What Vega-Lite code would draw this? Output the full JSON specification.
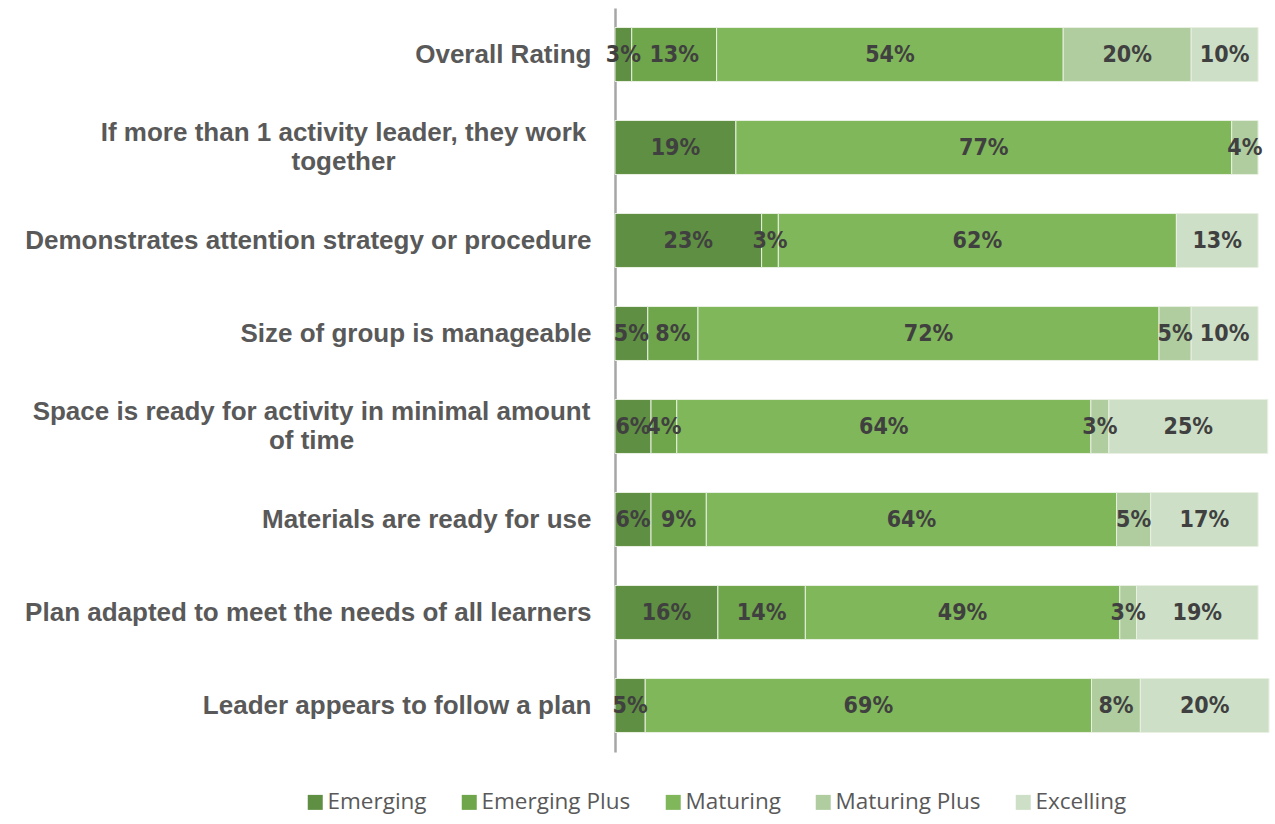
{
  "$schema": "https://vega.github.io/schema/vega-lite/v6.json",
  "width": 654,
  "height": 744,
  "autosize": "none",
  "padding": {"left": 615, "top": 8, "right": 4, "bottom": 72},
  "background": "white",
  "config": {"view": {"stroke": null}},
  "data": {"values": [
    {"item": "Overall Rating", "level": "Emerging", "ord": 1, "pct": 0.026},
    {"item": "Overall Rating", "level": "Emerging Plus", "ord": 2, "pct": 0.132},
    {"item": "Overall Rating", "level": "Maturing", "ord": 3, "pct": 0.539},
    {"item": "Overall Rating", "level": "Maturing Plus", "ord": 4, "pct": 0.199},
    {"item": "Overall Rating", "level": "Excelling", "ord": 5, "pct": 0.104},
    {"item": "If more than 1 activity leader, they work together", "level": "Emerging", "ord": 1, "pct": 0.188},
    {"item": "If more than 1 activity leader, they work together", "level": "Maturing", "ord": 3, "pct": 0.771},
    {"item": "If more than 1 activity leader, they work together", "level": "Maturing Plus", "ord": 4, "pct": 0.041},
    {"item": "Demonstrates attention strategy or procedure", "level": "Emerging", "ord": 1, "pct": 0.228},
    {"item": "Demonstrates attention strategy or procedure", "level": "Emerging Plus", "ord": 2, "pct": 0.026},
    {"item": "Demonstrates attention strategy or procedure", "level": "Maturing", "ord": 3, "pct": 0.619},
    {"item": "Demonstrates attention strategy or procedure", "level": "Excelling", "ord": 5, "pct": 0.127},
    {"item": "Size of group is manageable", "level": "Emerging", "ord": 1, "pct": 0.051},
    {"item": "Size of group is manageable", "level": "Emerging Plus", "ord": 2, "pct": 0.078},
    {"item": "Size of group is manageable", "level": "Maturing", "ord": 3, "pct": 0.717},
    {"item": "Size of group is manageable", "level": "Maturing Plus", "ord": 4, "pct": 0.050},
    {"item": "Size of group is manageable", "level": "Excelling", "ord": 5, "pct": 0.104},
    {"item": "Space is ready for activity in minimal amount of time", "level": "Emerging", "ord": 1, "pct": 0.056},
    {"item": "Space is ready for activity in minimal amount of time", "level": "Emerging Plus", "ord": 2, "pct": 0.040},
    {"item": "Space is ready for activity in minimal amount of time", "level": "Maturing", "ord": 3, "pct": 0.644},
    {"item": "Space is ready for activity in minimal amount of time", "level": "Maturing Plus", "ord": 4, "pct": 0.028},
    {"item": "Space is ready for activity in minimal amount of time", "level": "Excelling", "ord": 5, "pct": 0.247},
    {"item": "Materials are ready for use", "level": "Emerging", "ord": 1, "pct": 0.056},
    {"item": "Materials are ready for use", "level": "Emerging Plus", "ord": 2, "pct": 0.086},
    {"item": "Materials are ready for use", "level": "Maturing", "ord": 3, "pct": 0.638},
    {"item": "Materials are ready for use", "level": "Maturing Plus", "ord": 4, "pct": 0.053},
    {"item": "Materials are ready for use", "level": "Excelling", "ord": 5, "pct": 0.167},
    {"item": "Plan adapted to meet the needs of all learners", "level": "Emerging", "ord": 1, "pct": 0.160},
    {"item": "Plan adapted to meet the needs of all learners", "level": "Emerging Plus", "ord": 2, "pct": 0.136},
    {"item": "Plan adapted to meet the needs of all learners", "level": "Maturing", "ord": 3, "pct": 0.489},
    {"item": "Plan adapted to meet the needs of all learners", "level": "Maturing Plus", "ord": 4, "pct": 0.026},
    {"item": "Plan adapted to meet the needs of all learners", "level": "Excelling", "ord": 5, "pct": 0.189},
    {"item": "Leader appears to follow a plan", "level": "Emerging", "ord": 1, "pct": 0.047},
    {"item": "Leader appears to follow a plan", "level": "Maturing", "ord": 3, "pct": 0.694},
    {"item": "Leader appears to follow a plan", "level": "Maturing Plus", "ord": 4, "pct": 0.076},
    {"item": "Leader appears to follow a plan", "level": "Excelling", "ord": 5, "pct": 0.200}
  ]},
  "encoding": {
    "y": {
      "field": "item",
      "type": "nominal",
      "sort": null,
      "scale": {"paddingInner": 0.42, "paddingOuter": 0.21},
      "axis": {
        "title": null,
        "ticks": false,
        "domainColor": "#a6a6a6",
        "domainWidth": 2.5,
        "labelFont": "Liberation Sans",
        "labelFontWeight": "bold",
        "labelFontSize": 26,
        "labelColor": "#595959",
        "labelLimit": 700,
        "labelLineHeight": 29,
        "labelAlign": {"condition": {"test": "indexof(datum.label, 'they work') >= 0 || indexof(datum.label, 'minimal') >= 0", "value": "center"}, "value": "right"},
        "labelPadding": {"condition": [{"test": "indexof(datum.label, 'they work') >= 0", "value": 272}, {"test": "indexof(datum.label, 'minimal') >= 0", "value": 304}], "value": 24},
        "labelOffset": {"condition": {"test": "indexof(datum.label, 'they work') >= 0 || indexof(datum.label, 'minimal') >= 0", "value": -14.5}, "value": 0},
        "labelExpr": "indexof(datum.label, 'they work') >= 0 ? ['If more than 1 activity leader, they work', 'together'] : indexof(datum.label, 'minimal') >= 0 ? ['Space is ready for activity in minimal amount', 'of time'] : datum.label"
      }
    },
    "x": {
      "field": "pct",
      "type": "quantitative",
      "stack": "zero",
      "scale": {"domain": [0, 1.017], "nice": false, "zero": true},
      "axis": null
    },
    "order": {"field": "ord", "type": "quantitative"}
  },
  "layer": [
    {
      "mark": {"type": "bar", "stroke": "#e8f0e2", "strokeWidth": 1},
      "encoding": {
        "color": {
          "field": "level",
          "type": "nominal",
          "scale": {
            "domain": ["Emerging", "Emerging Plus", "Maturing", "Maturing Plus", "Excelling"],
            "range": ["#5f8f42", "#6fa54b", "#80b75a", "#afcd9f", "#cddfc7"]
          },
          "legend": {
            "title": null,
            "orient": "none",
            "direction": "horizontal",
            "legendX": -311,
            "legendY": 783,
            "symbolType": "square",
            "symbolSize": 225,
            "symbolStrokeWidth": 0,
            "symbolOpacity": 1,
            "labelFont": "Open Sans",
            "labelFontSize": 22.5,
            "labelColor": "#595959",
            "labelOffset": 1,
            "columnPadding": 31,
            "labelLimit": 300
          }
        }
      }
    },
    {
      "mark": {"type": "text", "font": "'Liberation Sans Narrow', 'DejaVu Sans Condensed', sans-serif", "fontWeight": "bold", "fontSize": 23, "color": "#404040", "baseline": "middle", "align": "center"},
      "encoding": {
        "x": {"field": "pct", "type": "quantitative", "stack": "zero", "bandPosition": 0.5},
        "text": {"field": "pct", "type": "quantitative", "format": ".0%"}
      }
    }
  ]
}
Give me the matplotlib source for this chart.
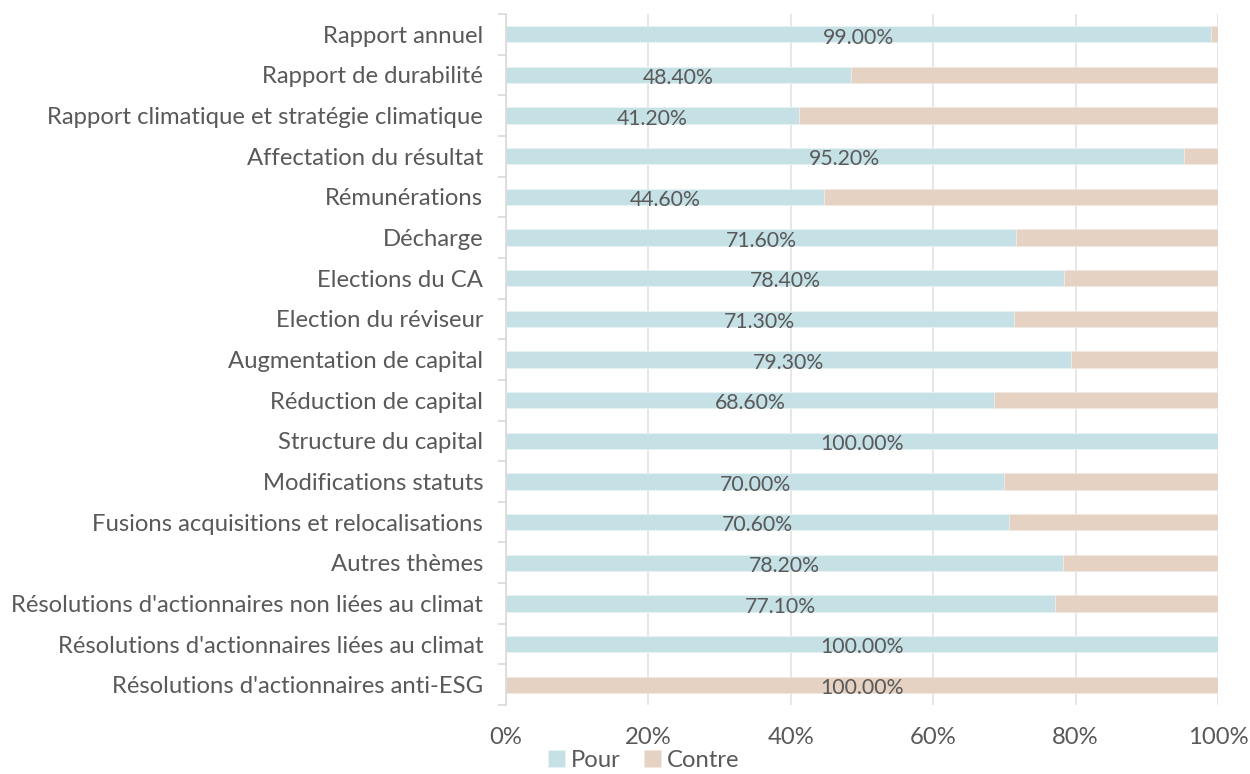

■ **EXERCISE DIRECTIONS**
Copy all of the entries verbatim, leaving out any pictures they contain.

■ **WRITTEN ANSWER**
What Vega-Lite code would draw this? Output the full JSON specification.
{
  "$schema": "https://vega.github.io/schema/vega-lite/v6.json",
  "width": 654,
  "height": 744,
  "autosize": "none",
  "padding": {"left": 615, "top": 8, "right": 4, "bottom": 72},
  "background": "white",
  "config": {"view": {"stroke": null}},
  "data": {"values": [
    {"item": "Overall Rating", "level": "Emerging", "ord": 1, "pct": 0.026},
    {"item": "Overall Rating", "level": "Emerging Plus", "ord": 2, "pct": 0.132},
    {"item": "Overall Rating", "level": "Maturing", "ord": 3, "pct": 0.539},
    {"item": "Overall Rating", "level": "Maturing Plus", "ord": 4, "pct": 0.199},
    {"item": "Overall Rating", "level": "Excelling", "ord": 5, "pct": 0.104},
    {"item": "If more than 1 activity leader, they work together", "level": "Emerging", "ord": 1, "pct": 0.188},
    {"item": "If more than 1 activity leader, they work together", "level": "Maturing", "ord": 3, "pct": 0.771},
    {"item": "If more than 1 activity leader, they work together", "level": "Maturing Plus", "ord": 4, "pct": 0.041},
    {"item": "Demonstrates attention strategy or procedure", "level": "Emerging", "ord": 1, "pct": 0.228},
    {"item": "Demonstrates attention strategy or procedure", "level": "Emerging Plus", "ord": 2, "pct": 0.026},
    {"item": "Demonstrates attention strategy or procedure", "level": "Maturing", "ord": 3, "pct": 0.619},
    {"item": "Demonstrates attention strategy or procedure", "level": "Excelling", "ord": 5, "pct": 0.127},
    {"item": "Size of group is manageable", "level": "Emerging", "ord": 1, "pct": 0.051},
    {"item": "Size of group is manageable", "level": "Emerging Plus", "ord": 2, "pct": 0.078},
    {"item": "Size of group is manageable", "level": "Maturing", "ord": 3, "pct": 0.717},
    {"item": "Size of group is manageable", "level": "Maturing Plus", "ord": 4, "pct": 0.050},
    {"item": "Size of group is manageable", "level": "Excelling", "ord": 5, "pct": 0.104},
    {"item": "Space is ready for activity in minimal amount of time", "level": "Emerging", "ord": 1, "pct": 0.056},
    {"item": "Space is ready for activity in minimal amount of time", "level": "Emerging Plus", "ord": 2, "pct": 0.040},
    {"item": "Space is ready for activity in minimal amount of time", "level": "Maturing", "ord": 3, "pct": 0.644},
    {"item": "Space is ready for activity in minimal amount of time", "level": "Maturing Plus", "ord": 4, "pct": 0.028},
    {"item": "Space is ready for activity in minimal amount of time", "level": "Excelling", "ord": 5, "pct": 0.247},
    {"item": "Materials are ready for use", "level": "Emerging", "ord": 1, "pct": 0.056},
    {"item": "Materials are ready for use", "level": "Emerging Plus", "ord": 2, "pct": 0.086},
    {"item": "Materials are ready for use", "level": "Maturing", "ord": 3, "pct": 0.638},
    {"item": "Materials are ready for use", "level": "Maturing Plus", "ord": 4, "pct": 0.053},
    {"item": "Materials are ready for use", "level": "Excelling", "ord": 5, "pct": 0.167},
    {"item": "Plan adapted to meet the needs of all learners", "level": "Emerging", "ord": 1, "pct": 0.160},
    {"item": "Plan adapted to meet the needs of all learners", "level": "Emerging Plus", "ord": 2, "pct": 0.136},
    {"item": "Plan adapted to meet the needs of all learners", "level": "Maturing", "ord": 3, "pct": 0.489},
    {"item": "Plan adapted to meet the needs of all learners", "level": "Maturing Plus", "ord": 4, "pct": 0.026},
    {"item": "Plan adapted to meet the needs of all learners", "level": "Excelling", "ord": 5, "pct": 0.189},
    {"item": "Leader appears to follow a plan", "level": "Emerging", "ord": 1, "pct": 0.047},
    {"item": "Leader appears to follow a plan", "level": "Maturing", "ord": 3, "pct": 0.694},
    {"item": "Leader appears to follow a plan", "level": "Maturing Plus", "ord": 4, "pct": 0.076},
    {"item": "Leader appears to follow a plan", "level": "Excelling", "ord": 5, "pct": 0.200}
  ]},
  "encoding": {
    "y": {
      "field": "item",
      "type": "nominal",
      "sort": null,
      "scale": {"paddingInner": 0.42, "paddingOuter": 0.21},
      "axis": {
        "title": null,
        "ticks": false,
        "domainColor": "#a6a6a6",
        "domainWidth": 2.5,
        "labelFont": "Liberation Sans",
        "labelFontWeight": "bold",
        "labelFontSize": 26,
        "labelColor": "#595959",
        "labelLimit": 700,
        "labelLineHeight": 29,
        "labelAlign": {"condition": {"test": "indexof(datum.label, 'they work') >= 0 || indexof(datum.label, 'minimal') >= 0", "value": "center"}, "value": "right"},
        "labelPadding": {"condition": [{"test": "indexof(datum.label, 'they work') >= 0", "value": 272}, {"test": "indexof(datum.label, 'minimal') >= 0", "value": 304}], "value": 24},
        "labelOffset": {"condition": {"test": "indexof(datum.label, 'they work') >= 0 || indexof(datum.label, 'minimal') >= 0", "value": -14.5}, "value": 0},
        "labelExpr": "indexof(datum.label, 'they work') >= 0 ? ['If more than 1 activity leader, they work', 'together'] : indexof(datum.label, 'minimal') >= 0 ? ['Space is ready for activity in minimal amount', 'of time'] : datum.label"
      }
    },
    "x": {
      "field": "pct",
      "type": "quantitative",
      "stack": "zero",
      "scale": {"domain": [0, 1.017], "nice": false, "zero": true},
      "axis": null
    },
    "order": {"field": "ord", "type": "quantitative"}
  },
  "layer": [
    {
      "mark": {"type": "bar", "stroke": "#e8f0e2", "strokeWidth": 1},
      "encoding": {
        "color": {
          "field": "level",
          "type": "nominal",
          "scale": {
            "domain": ["Emerging", "Emerging Plus", "Maturing", "Maturing Plus", "Excelling"],
            "range": ["#5f8f42", "#6fa54b", "#80b75a", "#afcd9f", "#cddfc7"]
          },
          "legend": {
            "title": null,
            "orient": "none",
            "direction": "horizontal",
            "legendX": -311,
            "legendY": 783,
            "symbolType": "square",
            "symbolSize": 225,
            "symbolStrokeWidth": 0,
            "symbolOpacity": 1,
            "labelFont": "Open Sans",
            "labelFontSize": 22.5,
            "labelColor": "#595959",
            "labelOffset": 1,
            "columnPadding": 31,
            "labelLimit": 300
          }
        }
      }
    },
    {
      "mark": {"type": "text", "font": "'Liberation Sans Narrow', 'DejaVu Sans Condensed', sans-serif", "fontWeight": "bold", "fontSize": 23, "color": "#404040", "baseline": "middle", "align": "center"},
      "encoding": {
        "x": {"field": "pct", "type": "quantitative", "stack": "zero", "bandPosition": 0.5},
        "text": {"field": "pct", "type": "quantitative", "format": ".0%"}
      }
    }
  ]
}
Give me the matplotlib source for this chart.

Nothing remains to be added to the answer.